Work instructions:
Pictures excluded, return the lines below from the first through the line holding "0.0008, 0.0005, 0, 0, 0, 0, 0, 0];".
☆ ☆ ☆ ☆ ☆
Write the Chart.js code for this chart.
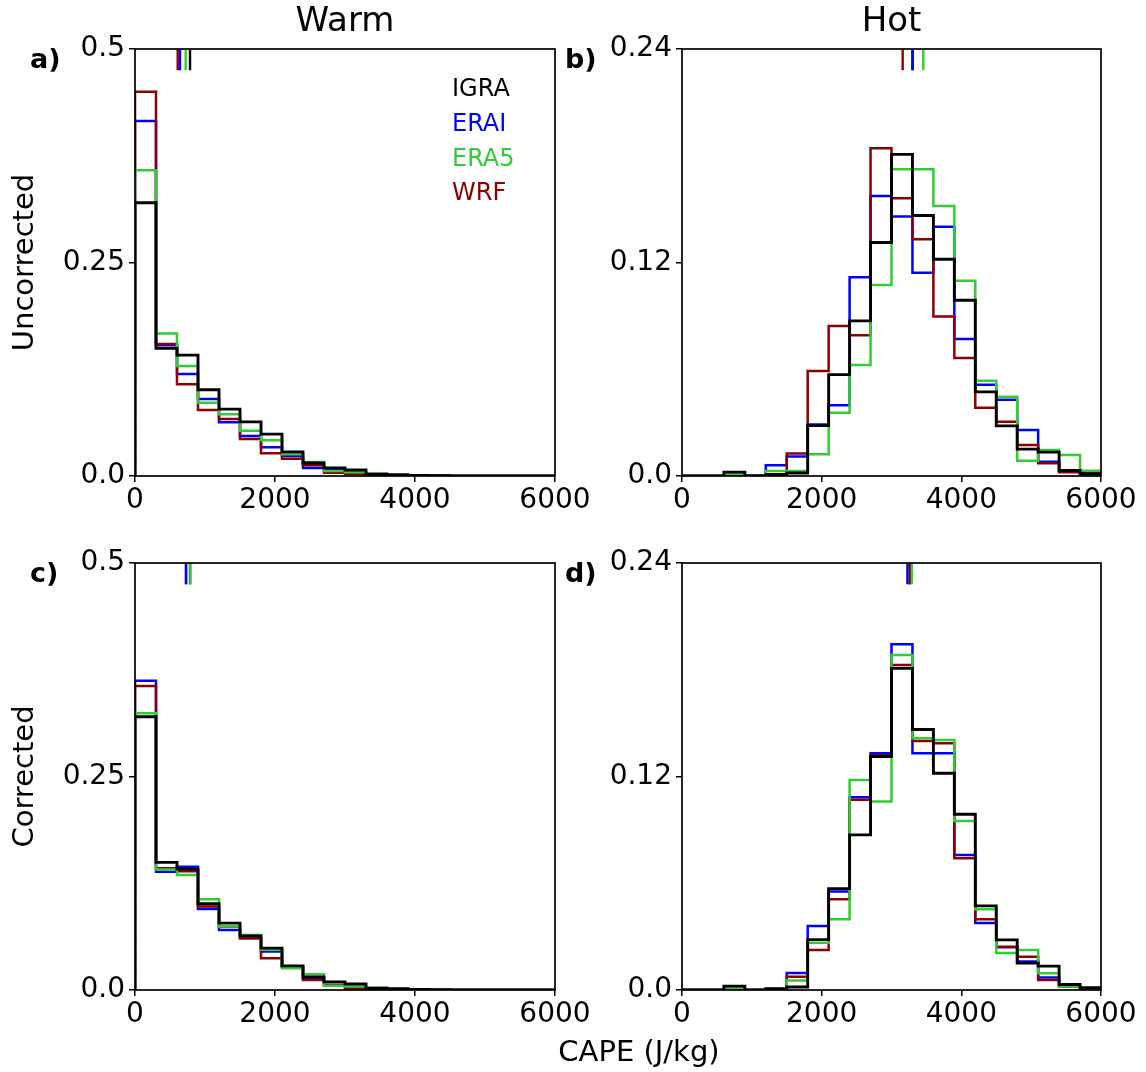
<!DOCTYPE html>
<html>
<head>
<meta charset="utf-8">
<script src="https://cdn.jsdelivr.net/npm/chart.js@4.4.1/dist/chart.umd.min.js"></script>
<style>
  html, body { margin: 0; padding: 0; background: #ffffff; }
  #wrap { position: relative; width: 1146px; height: 1072px; }
  canvas { position: absolute; left: 0; top: 0; }
</style>
</head>
<body>
<div id="wrap">
  <canvas id="ca" width="1146" height="1072"></canvas>
  <canvas id="cb" width="1146" height="1072"></canvas>
  <canvas id="cc" width="1146" height="1072"></canvas>
  <canvas id="cd" width="1146" height="1072"></canvas>
</div>
<script>
// ---------------- DATA ----------------
const binEdges = [0,300,600,900,1200,1500,1800,2100,2400,2700,3000,3300,3600,3900,4200,4500,4800,5100,5400,5700,6000];
const xTicks = [0, 2000, 4000, 6000];
const warmYTicks = [0, 0.25, 0.5];
const warmYLabels = ["0.0", "0.25", "0.5"];
const hotYTicks = [0, 0.12, 0.24];
const hotYLabels = ["0.0", "0.12", "0.24"];
const seriesNames = ["IGRA", "ERAI", "ERA5", "WRF"];
const columnTitles = ["Warm", "Hot"];
const rowLabels = ["Uncorrected", "Corrected"];
const panelLetters = ["a)", "b)", "c)", "d)"];
const xAxisLabel = "CAPE (J/kg)";

// Warm regime (20 bins of 300 J/kg)
const warmIGRA    = [0.320, 0.1495, 0.1415, 0.1010, 0.0783, 0.0634, 0.0490, 0.0283, 0.0152, 0.0095, 0.0070, 0.0020, 0.0015, 0.0005, 0.0003, 0, 0, 0, 0, 0];
const warmUncERAI = [0.4157, 0.1530, 0.1194, 0.0902, 0.0628, 0.0468, 0.0336, 0.0234, 0.0094, 0.0070, 0.0040, 0.0020, 0.0010, 0.0005, 0.0003, 0, 0, 0, 0, 0];
const warmUncERA5 = [0.358, 0.1670, 0.1288, 0.0859, 0.0722, 0.0530, 0.0420, 0.0254, 0.0165, 0.0060, 0.0043, 0.0030, 0.0010, 0.0005, 0, 0, 0, 0, 0, 0];
const warmUncWRF  = [0.450, 0.1546, 0.1073, 0.0773, 0.0667, 0.0433, 0.0265, 0.0203, 0.0125, 0.0039, 0.0020, 0.0010, 0.0008, 0.0010, 0.0003, 0, 0, 0, 0, 0];
const warmCorERAI = [0.362, 0.1386, 0.1444, 0.0948, 0.0703, 0.0605, 0.0450, 0.0270, 0.0130, 0.0060, 0.0030, 0.0015, 0.0010, 0.0005, 0, 0, 0, 0, 0, 0];
const warmCorERA5 = [0.324, 0.1410, 0.1347, 0.1062, 0.0745, 0.0644, 0.0470, 0.0254, 0.0184, 0.0050, 0.0040, 0.0027, 0.0010, 0.0010, 0, 0, 0, 0, 0, 0];
const warmCorWRF  = [0.356, 0.1425, 0.1390, 0.0977, 0.0742, 0.0605, 0.0371, 0.0270, 0.0117, 0.0060, 0.0016, 0.0010, 0.0008, 0.0005, 0, 0, 0, 0, 0, 0];

// Hot regime
const hotIGRA    = [0, 0, 0.0022, 0, 0.0008, 0.0017, 0.0283, 0.0570, 0.0872, 0.1312, 0.1808, 0.1464, 0.1218, 0.0988, 0.0473, 0.0282, 0.0151, 0.0134, 0.0031, 0.0013];
const hotUncERAI = [0, 0, 0.0006, 0.0003, 0.0060, 0.0110, 0.0290, 0.0397, 0.1117, 0.1574, 0.1458, 0.1143, 0.1401, 0.0770, 0.0513, 0.0429, 0.0259, 0.0080, 0.0030, 0.0008];
const hotUncERA5 = [0, 0, 0.0012, 0, 0.0028, 0.0028, 0.0122, 0.0356, 0.0624, 0.1074, 0.1724, 0.1724, 0.1518, 0.1098, 0.0535, 0.0446, 0.0086, 0.0146, 0.0118, 0.0030];
const hotUncWRF  = [0, 0, 0.0005, 0, 0.0010, 0.0127, 0.0590, 0.0843, 0.0791, 0.1842, 0.1561, 0.1330, 0.0896, 0.0663, 0.0384, 0.0305, 0.0174, 0.0071, 0.0021, 0.0025];
const hotCorERAI = [0, 0, 0.0005, 0, 0.0005, 0.0096, 0.0360, 0.0553, 0.1083, 0.1330, 0.1943, 0.1330, 0.1330, 0.0759, 0.0377, 0.0240, 0.0160, 0.0070, 0.0020, 0.0010];
const hotCorERA5 = [0, 0, 0.0007, 0, 0.0003, 0.0054, 0.0266, 0.0397, 0.1180, 0.1059, 0.1883, 0.1415, 0.1405, 0.0950, 0.0454, 0.0208, 0.0225, 0.0094, 0.0020, 0.0010];
const hotCorWRF  = [0, 0, 0.0005, 0, 0.0003, 0.0075, 0.0225, 0.0510, 0.1070, 0.1320, 0.1827, 0.1400, 0.1387, 0.0740, 0.0397, 0.0243, 0.0187, 0.0056, 0.0019, 0.0010];

// Means (J/kg) shown as short ticks at the top: [IGRA, ERAI, ERA5, WRF]
const warmUncMeans = [786, 643, 724, 610];
const warmCorMeans = [786, 729, 790, 729];
const hotUncMeans  = [3300, 3304, 3456, 3160];
const hotCorMeans  = [3262, 3228, 3292, 3262];

// ---------------- STYLE ----------------
const COLORS = { IGRA: "#000000", ERAI: "#0000ff", ERA5: "#32cd32", WRF: "#8b0000" };
const FONT = "'DejaVu Sans', 'Liberation Sans', sans-serif";
const W = 1146, H = 1072;

function stepData(vals) {
  const pts = [{ x: binEdges[0], y: 0 }];
  for (let i = 0; i < vals.length; i++) pts.push({ x: binEdges[i], y: vals[i] });
  pts.push({ x: binEdges[binEdges.length - 1], y: 0 });
  return pts;
}

function buildChart(id, cfg) {
  const YW = 80, XH = 46;
  const area = cfg.area;
  const hist = { IGRA: cfg.igra, ERAI: cfg.erai, ERA5: cfg.era5, WRF: cfg.wrf };
  const means = { IGRA: cfg.means[0], ERAI: cfg.means[1], ERA5: cfg.means[2], WRF: cfg.means[3] };
  const datasets = [];
  // first dataset is drawn on top in Chart.js
  ["ERA5", "ERAI", "WRF", "IGRA"].forEach(n => {
    datasets.push({
      label: n + " mean",
      data: [{ x: means[n], y: cfg.yMax }, { x: means[n], y: cfg.yMax * 0.95 }],
      borderColor: COLORS[n], borderWidth: 2.4, pointRadius: 0, fill: false
    });
  });
  ["IGRA", "ERA5", "WRF", "ERAI"].forEach(n => {
    datasets.push({
      label: n,
      data: stepData(hist[n]),
      borderColor: COLORS[n], borderWidth: n === "IGRA" ? 2.9 : 2.5,
      pointRadius: 0, fill: false, stepped: true, tension: 0
    });
  });

  const decorations = {
    id: "decor" + id,
    afterDraw(chart) {
      const ctx = chart.ctx, a = chart.chartArea;
      ctx.save();
      ctx.strokeStyle = "#000";
      ctx.lineWidth = 1.7;
      ctx.strokeRect(a.left, a.top, a.right - a.left, a.bottom - a.top);
      ctx.fillStyle = "#000";
      // panel letter
      ctx.font = "bold 27px " + FONT;
      ctx.textAlign = "left"; ctx.textBaseline = "middle";
      ctx.fillText(cfg.letter, cfg.letterX, a.top + 12);
      if (cfg.title) {
        ctx.font = "34px " + FONT;
        ctx.textAlign = "center"; ctx.textBaseline = "middle";
        ctx.fillText(cfg.title, (a.left + a.right) / 2, 22);
      }
      if (cfg.rowLabel) {
        ctx.save();
        ctx.translate(25, (a.top + a.bottom) / 2);
        ctx.rotate(-Math.PI / 2);
        ctx.font = "29px " + FONT;
        ctx.textAlign = "center"; ctx.textBaseline = "middle";
        ctx.fillText(cfg.rowLabel, 0, 0);
        ctx.restore();
      }
      if (cfg.legend) {
        ctx.font = "24px " + FONT;
        ctx.textAlign = "left"; ctx.textBaseline = "middle";
        seriesNames.forEach((n, i) => {
          ctx.fillStyle = COLORS[n];
          ctx.fillText(n, 452, 90 + i * 34.7);
        });
      }
      if (cfg.xlabel) {
        ctx.fillStyle = "#000";
        ctx.font = "29px " + FONT;
        ctx.textAlign = "center"; ctx.textBaseline = "middle";
        ctx.fillText(cfg.xlabel, 639, 1053);
      }
      ctx.restore();
    }
  };

  return new Chart(document.getElementById(id), {
    type: "line",
    data: { datasets },
    options: {
      responsive: false, animation: false, maintainAspectRatio: false,
      layout: { padding: { left: area.left - YW, right: W - area.right, top: area.top, bottom: H - area.bottom - XH } },
      plugins: { legend: { display: false }, tooltip: { enabled: false } },
      scales: {
        x: {
          type: "linear", min: 0, max: 6000,
          afterBuildTicks: s => { s.ticks = xTicks.map(v => ({ value: v })); },
          afterFit: s => { s.height = XH; },
          ticks: { color: "#000", font: { family: FONT, size: 28 }, padding: 2, maxRotation: 0, callback: v => String(v) },
          grid: { display: true, drawOnChartArea: false, drawTicks: true, tickLength: 6, color: "#000", lineWidth: 1.5 },
          border: { display: false }
        },
        y: {
          type: "linear", min: 0, max: cfg.yMax,
          afterBuildTicks: s => { s.ticks = cfg.yTicks.map(v => ({ value: v })); },
          afterFit: s => { s.width = YW; },
          ticks: { color: "#000", font: { family: FONT, size: 28 }, padding: 4,
                   callback: v => { const i = cfg.yTicks.findIndex(t => Math.abs(t - v) < 1e-9); return i >= 0 ? cfg.yLabels[i] : ""; } },
          grid: { display: true, drawOnChartArea: false, drawTicks: true, tickLength: 6, color: "#000", lineWidth: 1.5 },
          border: { display: false }
        }
      }
    },
    plugins: [decorations]
  });
}

buildChart("ca", { area: { left: 135, right: 555, top: 49, bottom: 476 }, yMax: 0.5, yTicks: warmYTicks, yLabels: warmYLabels,
  igra: warmIGRA, erai: warmUncERAI, era5: warmUncERA5, wrf: warmUncWRF, means: warmUncMeans,
  letter: panelLetters[0], letterX: 30, title: columnTitles[0], rowLabel: rowLabels[0], legend: true });
buildChart("cb", { area: { left: 682, right: 1101, top: 49, bottom: 476 }, yMax: 0.24, yTicks: hotYTicks, yLabels: hotYLabels,
  igra: hotIGRA, erai: hotUncERAI, era5: hotUncERA5, wrf: hotUncWRF, means: hotUncMeans,
  letter: panelLetters[1], letterX: 565, title: columnTitles[1] });
buildChart("cc", { area: { left: 135, right: 555, top: 563, bottom: 990 }, yMax: 0.5, yTicks: warmYTicks, yLabels: warmYLabels,
  igra: warmIGRA, erai: warmCorERAI, era5: warmCorERA5, wrf: warmCorWRF, means: warmCorMeans,
  letter: panelLetters[2], letterX: 30, rowLabel: rowLabels[1], xlabel: xAxisLabel });
buildChart("cd", { area: { left: 682, right: 1101, top: 563, bottom: 990 }, yMax: 0.24, yTicks: hotYTicks, yLabels: hotYLabels,
  igra: hotIGRA, erai: hotCorERAI, era5: hotCorERA5, wrf: hotCorWRF, means: hotCorMeans,
  letter: panelLetters[3], letterX: 565 });
</script>
</body>
</html>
☆ ☆ ☆ ☆ ☆
Exercise solution:
Write the Chart.js code for this chart.
<!DOCTYPE html>
<html>
<head>
<meta charset="utf-8">
<script src="https://cdn.jsdelivr.net/npm/chart.js@4.4.1/dist/chart.umd.min.js"></script>
<style>
  html, body { margin: 0; padding: 0; background: #ffffff; }
  #wrap { position: relative; width: 1146px; height: 1072px; }
  canvas { position: absolute; left: 0; top: 0; }
</style>
</head>
<body>
<div id="wrap">
  <canvas id="ca" width="1146" height="1072"></canvas>
  <canvas id="cb" width="1146" height="1072"></canvas>
  <canvas id="cc" width="1146" height="1072"></canvas>
  <canvas id="cd" width="1146" height="1072"></canvas>
</div>
<script>
// ---------------- DATA ----------------
const binEdges = [0,300,600,900,1200,1500,1800,2100,2400,2700,3000,3300,3600,3900,4200,4500,4800,5100,5400,5700,6000];
const xTicks = [0, 2000, 4000, 6000];
const warmYTicks = [0, 0.25, 0.5];
const warmYLabels = ["0.0", "0.25", "0.5"];
const hotYTicks = [0, 0.12, 0.24];
const hotYLabels = ["0.0", "0.12", "0.24"];
const seriesNames = ["IGRA", "ERAI", "ERA5", "WRF"];
const columnTitles = ["Warm", "Hot"];
const rowLabels = ["Uncorrected", "Corrected"];
const panelLetters = ["a)", "b)", "c)", "d)"];
const xAxisLabel = "CAPE (J/kg)";

// Warm regime (20 bins of 300 J/kg)
const warmIGRA    = [0.320, 0.1495, 0.1415, 0.1010, 0.0783, 0.0634, 0.0490, 0.0283, 0.0152, 0.0095, 0.0070, 0.0020, 0.0015, 0.0005, 0.0003, 0, 0, 0, 0, 0];
const warmUncERAI = [0.4157, 0.1530, 0.1194, 0.0902, 0.0628, 0.0468, 0.0336, 0.0234, 0.0094, 0.0070, 0.0040, 0.0020, 0.0010, 0.0005, 0.0003, 0, 0, 0, 0, 0];
const warmUncERA5 = [0.358, 0.1670, 0.1288, 0.0859, 0.0722, 0.0530, 0.0420, 0.0254, 0.0165, 0.0060, 0.0043, 0.0030, 0.0010, 0.0005, 0, 0, 0, 0, 0, 0];
const warmUncWRF  = [0.450, 0.1546, 0.1073, 0.0773, 0.0667, 0.0433, 0.0265, 0.0203, 0.0125, 0.0039, 0.0020, 0.0010, 0.0008, 0.0010, 0.0003, 0, 0, 0, 0, 0];
const warmCorERAI = [0.362, 0.1386, 0.1444, 0.0948, 0.0703, 0.0605, 0.0450, 0.0270, 0.0130, 0.0060, 0.0030, 0.0015, 0.0010, 0.0005, 0, 0, 0, 0, 0, 0];
const warmCorERA5 = [0.324, 0.1410, 0.1347, 0.1062, 0.0745, 0.0644, 0.0470, 0.0254, 0.0184, 0.0050, 0.0040, 0.0027, 0.0010, 0.0010, 0, 0, 0, 0, 0, 0];
const warmCorWRF  = [0.356, 0.1425, 0.1390, 0.0977, 0.0742, 0.0605, 0.0371, 0.0270, 0.0117, 0.0060, 0.0016, 0.0010, 0.0008, 0.0005, 0, 0, 0, 0, 0, 0];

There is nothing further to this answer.